話的には蓮よりも男性キャラにスポットが当たっていたルートで、蓮については過去話が少なく、本編に絡むような背景もないように思えた。そのためか、印象が薄めでした。ほんとにエロシーンしか印象にない。このルートで特にスポットが当たった成田さんは、だんだん憎めないキャラになってきました。共通ルートを進めている当初は、単なる嫌味なキャラで終わるとばかり思っていたのになぁ…。サブキャラが本編に関わったり、過去が描かれるゲームが好きなのでこの辺りからさくレットに対する評価は上がってきた気がします。
あと万斎とオオカミの話も良かったです。
メリッサルート
ミステリートレインを舞台にそこで起こった事件について紐解きながら、とある事実に迫っていきます。前述しましたが、個人的にはここから一気に面白くなったなぁという印象。ミステリー…と言っていいのかはわかりませんが、手帳や登場人物の証言を元に目的地や起こった事件の犯人を考えるのは楽しかった。全然掠りもしなかったけど!あと犯人知ってショックだったけど!

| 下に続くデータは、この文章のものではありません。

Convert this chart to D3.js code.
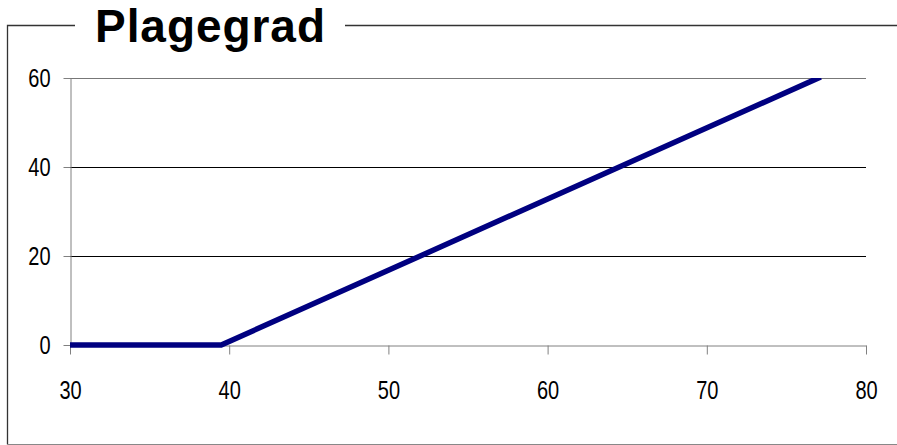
<!DOCTYPE html>
<html><head><meta charset="utf-8">
<script src="https://cdn.jsdelivr.net/npm/d3@7"></script>
<style>body{margin:0;background:#fff}svg{display:block}</style>
</head><body>
<svg id="c" width="897" height="445"></svg>
<script>
const title = "Plagegrad";
const xValues = [30, 39.5, 77];
const yValues = [0, 0, 60];
const xTicks = [30, 40, 50, 60, 70, 80];
const yTicks = [0, 20, 40, 60];

const svg = d3.select("#c");
const x = d3.scaleLinear().domain([30, 80]).range([70, 866]);
const y = d3.scaleLinear().domain([0, 60]).range([345, 78]);
const tickFont = "'Liberation Sans',Arial,sans-serif";
const sx = 0.8;

svg.append("defs").append("clipPath").attr("id","plot").append("rect")
  .attr("x", x(30)).attr("y", y(60)).attr("width", x(80)-x(30)).attr("height", y(0)-y(60)+10);

// frame
const fr = svg.append("g").attr("fill","none");
fr.append("path").attr("d", `M7.5,444.5 L7.5,25.5 L75,25.5`).attr("stroke","#333").attr("stroke-width",1.3);
fr.append("path").attr("d", `M345,25.5 L897,25.5`).attr("stroke","#333").attr("stroke-width",1.3);
fr.append("path").attr("d", `M7.5,444.5 L897,444.5`).attr("stroke","#888").attr("stroke-width",1);

svg.append("text").attr("x", 95).attr("y", 42).attr("font-family","'Liberation Sans',Arial,sans-serif")
  .attr("font-weight","bold").attr("font-size",46).attr("textLength",230).attr("fill","#000").text(title);

// gridlines
svg.append("g").selectAll("line").data(yTicks.filter(d=>d>0)).join("line")
  .attr("x1", x(30)).attr("x2", x(80)).attr("y1", d=>Math.round(y(d))+0.5).attr("y2", d=>Math.round(y(d))+0.5)
  .attr("stroke", d=> d===60 ? "#777" : "#000").attr("stroke-width",1);

// axes
const xa = svg.append("g").attr("transform",`translate(0,${Math.round(y(0))+0.5})`)
  .call(d3.axisBottom(x).tickValues(xTicks).tickSize(9).tickSizeOuter(0).tickPadding(27));
const ya = svg.append("g").attr("transform",`translate(${x(30)+0.5},0)`)
  .call(d3.axisLeft(y).tickValues(yTicks).tickSize(7).tickSizeOuter(0).tickPadding(12));
[xa, ya].forEach(a=>{
  a.select(".domain").attr("stroke","#808080");
  a.selectAll(".tick line").attr("stroke","#808080");
  a.selectAll("text").attr("font-family",tickFont).attr("font-size",25).attr("fill","#000")
    .attr("transform",`scale(${sx},1)`);
});
ya.selectAll("text").attr("x", -20/sx);

// line
const pts = xValues.map((v,i)=>[v, yValues[i]]);
svg.append("path").datum(pts).attr("clip-path","url(#plot)").attr("fill","none")
  .attr("stroke","#000080").attr("stroke-width",5.5).attr("stroke-linecap","square")
  .attr("d", d3.line().x(d=>x(d[0])).y(d=>y(d[1])));
</script>
</body></html>
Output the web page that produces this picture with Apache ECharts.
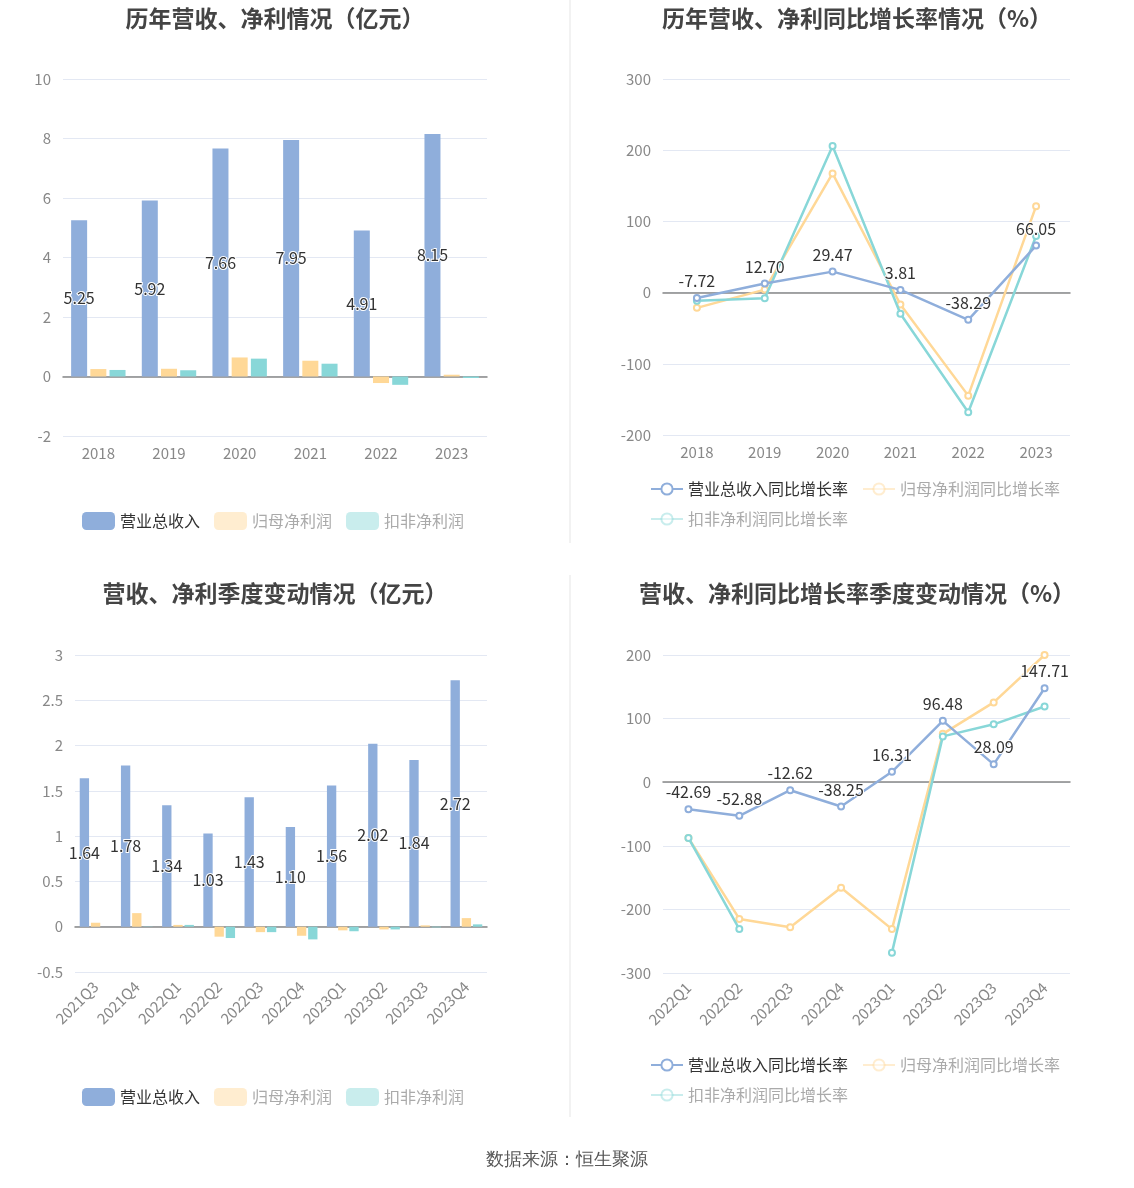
<!DOCTYPE html>
<html><head><meta charset="utf-8">
<script src="https://cdn.jsdelivr.net/npm/echarts@6/dist/echarts.min.js"></script>
<style>html,body{margin:0;padding:0;background:#fff}#c{width:1134px;height:1188px}</style>
</head><body><div id="c"></div>
<script>
const years = ['2018','2019','2020','2021','2022','2023'];
const yearRevenue = [5.25, 5.92, 7.66, 7.95, 4.91, 8.15];
const yearNetProfit = [0.25, 0.26, 0.64, 0.53, -0.22, 0.06];
const yearDeductedProfit = [0.22, 0.21, 0.60, 0.43, -0.28, -0.05];

const yearRevenueGrowth = [-7.72, 12.70, 29.47, 3.81, -38.29, 66.05];
const yearNetProfitGrowth = [-21.4, 4.2, 167.4, -16.7, -144.7, 121.4];
const yearDeductedGrowth = [-11.6, -7.9, 206, -29.8, -168, 79.5];

const quarters = ['2021Q3','2021Q4','2022Q1','2022Q2','2022Q3','2022Q4','2023Q1','2023Q2','2023Q3','2023Q4'];
const qRevenue = [1.64, 1.78, 1.34, 1.03, 1.43, 1.10, 1.56, 2.02, 1.84, 2.72];
const qNetProfit = [0.044, 0.15, 0.02, -0.11, -0.06, -0.10, -0.04, -0.03, 0.015, 0.095];
const qDeductedProfit = [0, 0.003, 0.02, -0.125, -0.06, -0.14, -0.05, -0.03, -0.007, 0.026];

const gQuarters = ['2022Q1','2022Q2','2022Q3','2022Q4','2023Q1','2023Q2','2023Q3','2023Q4'];
const qRevenueGrowth = [-42.69, -52.88, -12.62, -38.25, 16.31, 96.48, 28.09, 147.71];
const qNetProfitGrowth = [-87.7, -215, -228, -166, -231, 76, 125.5, 200];
const qDeductedGrowth = [-87.7, -231, null, null, -268, 72, 91, 119];

const C_BLUE = '#8FAEDB', C_ORANGE = '#FFD897', C_CYAN = '#88D7D8';
const FONT = '"Noto Sans CJK SC","Noto Sans",sans-serif';
const barNames = ['营业总收入','归母净利润','扣非净利润'];
const lineNames = ['营业总收入同比增长率','归母净利润同比增长率','扣非净利润同比增长率'];

const axisLabel = {color:'#888', fontSize:15, fontFamily:FONT};
function xAxis(gi, data, rotate){
  return {type:'category', gridIndex:gi, data:data,
    axisLine:{onZero:true, lineStyle:{color:'#888', width:1.5}},
    axisTick:{alignWithLabel:true, length:6, lineStyle:{color:'#888'}},
    axisLabel:Object.assign({margin: rotate?12:10, rotate:rotate||0, interval:0}, axisLabel)};
}
function yAxis(gi, min, max, interval){
  return {type:'value', gridIndex:gi, min:min, max:max, interval:interval,
    axisLine:{show:false}, axisTick:{show:false},
    splitLine:{lineStyle:{color:'#E3E8F3'}},
    axisLabel:Object.assign({margin:12}, axisLabel)};
}
const barLabel = {show:true, position:'inside', color:'#333', fontSize:16, fontFamily:FONT,
  textBorderColor:'#fff', textBorderWidth:2, formatter:p=>p.value.toFixed(2)};
const lineLabel = {show:true, position:'top', color:'#333', fontSize:16, fontFamily:FONT,
  textBorderColor:'#fff', textBorderWidth:2, formatter:p=>p.value.toFixed(2)};

function bars(xi, rev, np, dp){
  return [
    {name:barNames[0], type:'bar', xAxisIndex:xi, yAxisIndex:xi, data:rev, itemStyle:{color:C_BLUE}, label:barLabel, barGap:'20%'},
    {name:barNames[1], type:'bar', xAxisIndex:xi, yAxisIndex:xi, data:np, itemStyle:{color:C_ORANGE}, barGap:'20%'},
    {name:barNames[2], type:'bar', xAxisIndex:xi, yAxisIndex:xi, data:dp, itemStyle:{color:C_CYAN}, barGap:'20%'}
  ];
}
function lines(xi, rev, np, dp){
  const base = {type:'line', xAxisIndex:xi, yAxisIndex:xi, symbol:'emptyCircle', symbolSize:6, connectNulls:false};
  return [
    Object.assign({}, base, {name:lineNames[0], data:rev, itemStyle:{color:C_BLUE}, lineStyle:{width:2.5, color:C_BLUE}, label:lineLabel, z:5}),
    Object.assign({}, base, {name:lineNames[1], data:np, itemStyle:{color:C_ORANGE}, lineStyle:{width:2.5, color:C_ORANGE}, z:3}),
    Object.assign({}, base, {name:lineNames[2], data:dp, itemStyle:{color:C_CYAN}, lineStyle:{width:2.5, color:C_CYAN}, z:4})
  ];
}
function legendData(names){
  return names.map((n,i)=> i===0 ? {name:n, textStyle:{color:'#333'}} :
    {name:n, textStyle:{color:'#aaa'}, itemStyle:{opacity:0.45}, lineStyle:{opacity:0.45}});
}
const titleStyle = {fontSize:23, fontWeight:'bold', color:'#444', fontFamily:FONT};
const legText = {fontSize:16, fontFamily:FONT};

const option = {
  animation:false,
  textStyle:{fontFamily:FONT},
  title:[
    {text:'历年营收、净利情况（亿元）', left:270, top:2, textAlign:'center', textStyle:titleStyle},
    {text:'历年营收、净利同比增长率情况（%）', left:852, top:2, textAlign:'center', textStyle:titleStyle},
    {text:'营收、净利季度变动情况（亿元）', left:270, top:577, textAlign:'center', textStyle:titleStyle},
    {text:'营收、净利同比增长率季度变动情况（%）', left:852, top:577, textAlign:'center', textStyle:titleStyle}
  ],
  legend:[
    {left:77, top:507, itemWidth:33, itemHeight:18, itemGap:14, icon:'roundRect', data:legendData(barNames), textStyle:legText, selectedMode:false},
    {left:645, top:476, width:450, itemWidth:32, itemHeight:14, itemGap:14, data:legendData(lineNames), textStyle:legText, selectedMode:false},
    {left:77, top:1083, itemWidth:33, itemHeight:18, itemGap:14, icon:'roundRect', data:legendData(barNames), textStyle:legText, selectedMode:false},
    {left:645, top:1052, width:450, itemWidth:32, itemHeight:14, itemGap:14, data:legendData(lineNames), textStyle:legText, selectedMode:false}
  ],
  grid:[
    {left:63, right:647, top:79, bottom:752},
    {left:663, right:64, top:79, bottom:753},
    {left:75, right:647, top:655, bottom:216},
    {left:663, right:64, top:655, bottom:215}
  ],
  xAxis:[xAxis(0, years), xAxis(1, years), xAxis(2, quarters, 45), xAxis(3, gQuarters, 45)],
  yAxis:[yAxis(0,-2,10,2), yAxis(1,-200,300,100), yAxis(2,-0.5,3,0.5), yAxis(3,-300,200,100)],
  series:[].concat(
    bars(0, yearRevenue, yearNetProfit, yearDeductedProfit),
    lines(1, yearRevenueGrowth, yearNetProfitGrowth, yearDeductedGrowth),
    bars(2, qRevenue, qNetProfit, qDeductedProfit),
    lines(3, qRevenueGrowth, qNetProfitGrowth, qDeductedGrowth)
  ),
  graphic:[
    {type:'line', shape:{x1:570, y1:0, x2:570, y2:543}, style:{stroke:'#eeeeee', lineWidth:1.5}},
    {type:'line', shape:{x1:570, y1:575, x2:570, y2:1117}, style:{stroke:'#eeeeee', lineWidth:1.5}},
    {type:'text', left:'center', top:1151, style:{text:'数据来源：恒生聚源', fontSize:18, fill:'#555', font:'18px "Noto Sans CJK SC"'}}
  ]
};
const chart = echarts.init(document.getElementById('c'), null, {renderer:'canvas'});
chart.setOption(option);
</script></body></html>
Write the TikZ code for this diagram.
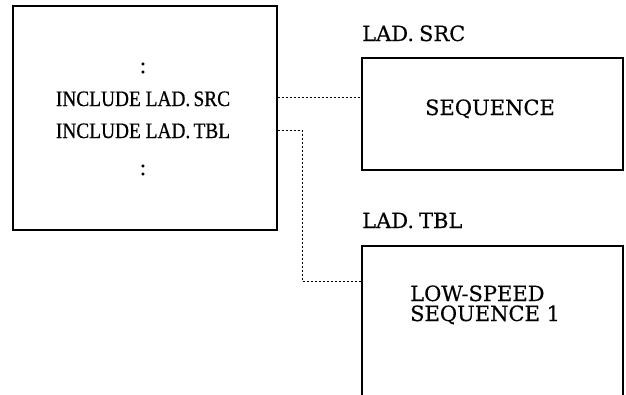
\documentclass[tikz,border=0pt]{standalone}
\usepackage{fontspec}
\setmainfont{Liberation Serif}[FakeBold=0.6]
\newfontfamily\wideserif{DejaVu Serif}[FakeBold=0.4]
\begin{document}
\begin{tikzpicture}[x=1pt,y=-1pt,
  box/.style={draw,line width=1.1pt,rectangle,inner sep=0pt},
  conn/.style={line width=1pt,dash pattern=on 2.2pt off 1.8pt},
  lefttext/.style={font=\fontsize{22}{22}\selectfont,anchor=base,inner sep=0pt},
  righttext/.style={font=\wideserif\fontsize{21}{21}\selectfont,inner sep=0pt}]
\clip (0,0) rectangle (626,394);
\fill[white] (0,0) rectangle (626,394);
% boxes
\node[box,minimum width=264pt,minimum height=224pt] (main) at (145,118) {};
\node[box,minimum width=261pt,minimum height=112pt] (src) at (492.5,114) {};
\node[box,minimum width=261pt,minimum height=200pt] (tbl) at (492.5,346) {};
% left text
\node[lefttext] (d1) at (143,73) {:};
\node[lefttext] (inc1) at (143,106) {\scalebox{0.88}[1]{INCLUDE LAD.\,SRC}};
\node[lefttext] (inc2) at (143,138) {\scalebox{0.88}[1]{INCLUDE LAD.\,TBL}};
\node[lefttext] (d2) at (143,175) {:};
% right text
\node[righttext,anchor=base west] (lsrc) at (362,41) {LAD.\hspace{5pt}SRC};
\node[righttext,anchor=base] (seq) at (490,115) {SEQUENCE};
\node[righttext,anchor=base west] (ltbl) at (362,228) {LAD.\hspace{5pt}TBL};
\node[righttext,anchor=base west,align=left,font=\wideserif\fontsize{21}{20}\selectfont] (low) at (410,321) {LOW-SPEED\\SEQUENCE 1};
% connectors
\coordinate (c2) at (302,130);
\draw[conn] (main.east |- 0,97) -- (src.west |- 0,97);
\draw[conn] (main.east |- c2) -- (c2) -- (c2 |- 0,281) -- (tbl.west |- 0,281);
\end{tikzpicture}
\end{document}
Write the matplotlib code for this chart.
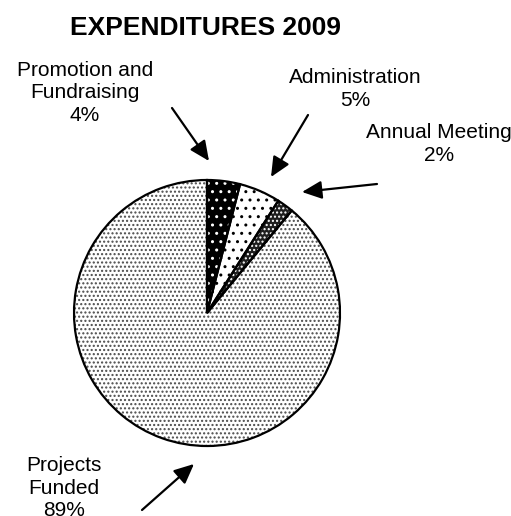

ルートのメインであるメリッサにしっかりとスポットが当たってましたし、メリッサだけでなく他ルート同様、サブキャラの過去話なども描かれていて面白かったです。ルート最後のメリッサのスチルがとても、とても好き。BGMもOPの曲だったので、燃えたなぁ。
ヒロインの中では、メリッサが一番好きだなって思いました。梱枝先生の描かれるピンク髪ヒロインはかわいい。
所長ルート
所長ルートは他ルートのヒロインと違い、主人公視点、所長視点で物語が進んでいきます。今までのルートの集大成で、これまで各ルートで一つずつ解決していた問題をこのルートで一気に片付けつつ、他ルートでは判明していなかった事実や描かれていた伏線が明かされます。
他ルートでは手袋で致すなってずっと思っていたんですが、あれが伏線だったとは全然思わなかったな〜〜。などなど、色んな事実が繋がっていく描き方は、流石冬茜先生といったところでしょうか。面白すぎて所長ルートは一気に進めてしまいました。あと所長が!純粋に可愛い。
メインヒロインに報われてほしいと思うので、こうして隠しヒロインに負けることなくメインヒロインが物語のトリを飾るのは良いですね…好きです。
所長と同じくらい出番があったのは万斎かなぁ。まさかここまで万斎が出ずっぱりとは思わなくて、万斎好きとしては歓喜。好きなキャラの出番が多いのは嬉しいです。キャラ脳なので。
ただ正直、結末についてはやや強引かなぁと。納得のいくものでしたが。
加藤の件とか。ああしないといずれ同じことが起きるし、歪みが解消されないのはわかるのですが、あれはあれで歪みが出来てしまいそうな気もしました。許される歪みと許されない歪みの違いって何?無論、加藤がやろうとしてたことに比べれば、大したことはないんでしょうけど…。
あと、桜雲と令和の件も。未来人でなければ、未来は変えていいんか?って思った。(それとも、桜雲は歪みがひどかったからあの元号になってしまっただけで、本来の時間軸は令和だった、て考えは出来るかもしれない…。)
最後の所長の子孫の件についてもなど、個人的に気になるところは少しありました。
とはいえ、ハッピーエンドに変わりありませんし、最後のエンド自体はとても良かったです。
きゃべつソフトの次の新作は冬茜先生じゃないみたいなので、見送りますが、また冬茜先生が新作を書かれたら買います。